Rousseau et les pronoms : la représentation du voyage de l’être du « rien » au « je »
Venir au plus près de l’écriture de Rousseau, tel est l’objectif du dernier ouvrage de Yann Mouton, Jean-Jacques Rousseau, manière d’écrire et manière d’être. À travers une analyse des pronoms dans ses œuvres, Mouton, agrégé de philosophie, et son éditeur Jean Bourgault, explorent la manière dont Rousseau parle de la condition humaine.
L’utilisation du pronom « il » désigne l’homme, à l’état de nature, en tant qu’il n’est rien. L’homme n’est qu’ensemble de possibilités, défini par sa liberté à choisir entre « acquiescer » (un consentement libre) ou « résister ». Ce n’est qu’avec la sociabilisation qu’il devient sujet, renonçant à être « rien ». Ce passage est marqué par un désir d’appropriation. L’homme déclare : « ceci est à moi ». Ce désir brouille la frontière entre le « ceci » et le « moi », amorçant la catastrophe de l’amour-propre : l’envie de posséder, d’être reconnu, d’avoir du pouvoir.
Le « soi » est-il un amour de soi ou un amour-propre ?
Rousseau conçoit le « soi » comme la conscience. Dans cette quête de soi, l’éducation joue un rôle primordial, visant à protéger l’enfant de l’amour-propre, le désir d’être le meilleur. Dans Emile, ou De l’éducation, l’enfant teste sa capacité à acquiescer ou résister face au monde. L’éducation doit orienter l’être vers l’amour de soi, défini comme la pitié, une forme de sympathie pour autrui.
Un « nous » est-il possible ?
Le « nous » exprime le désir d’un vivre-ensemble, distinct du « nous » du Contrat Social. En effet, l’Etat ne pouvant garantir la création d’une histoire collective, ce « nous » naît d’une promesse mutuelle entre les hommes : renoncer à la domination pour garantir la liberté de chacun.
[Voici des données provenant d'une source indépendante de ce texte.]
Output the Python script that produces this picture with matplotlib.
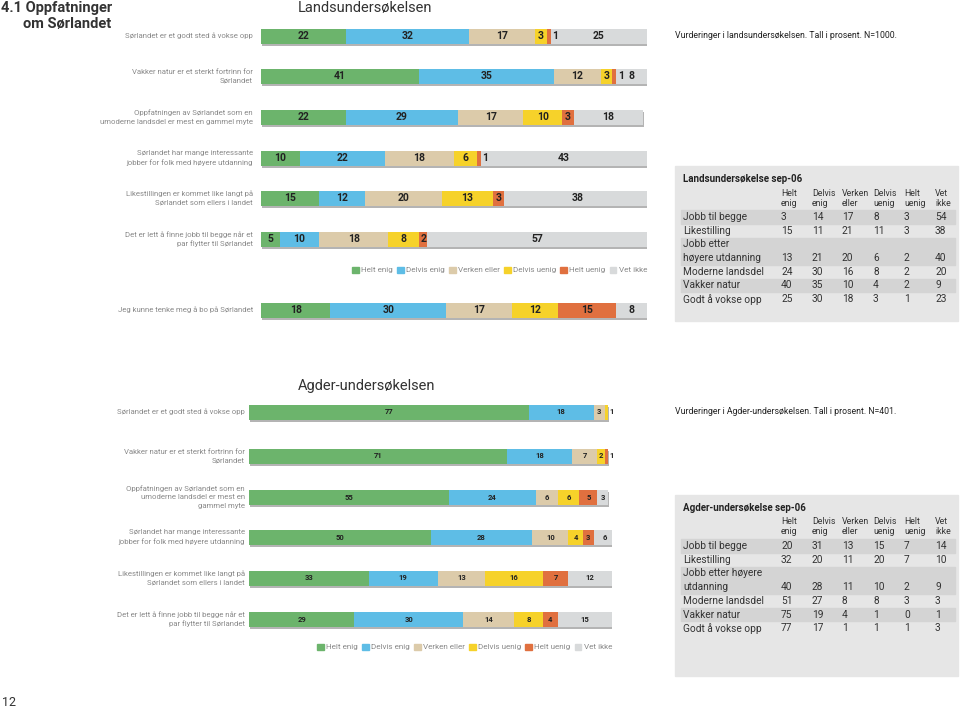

Il peut prendre forme dans le principe d’une assemblée : un corps composé de plusieurs voix, mais d’un seul esprit.
Le « je » comme être sociabilisé
Le « je » désigne l’être qui se reconnait capable de vivre en société. Un moment de saisissement du soi et de ses capacités. Mouton et Bourgault analysent un passage des Rêveries du promeneur solitaire où Rousseau raconte son accident. Renversé par un chien, il perd connaissance et, en se réveillant, fait l’expérience d’une pure présence au monde : le sentiment d’existence. « Je naissais dans cet instant à la vie. » Ce « je » est l’instant où l’être, autrefois rien, prend conscience de la réalité. Rousseau, émerveillé par ce sentiment d’être un « je », souhaite que cette perception perdure par une relation saine entre les hommes.
La conférence se termine par une brève réflexion sur le geste corporel de l’écriture. Rousseau affirmait : « J’ai fait des livres, il est vrai, mais jamais je ne fus un livrier ». Son écriture, à travers la diversité des pronoms utilisés, devient un opéra de voix racontant le voyage de l’homme, du rien au « je ».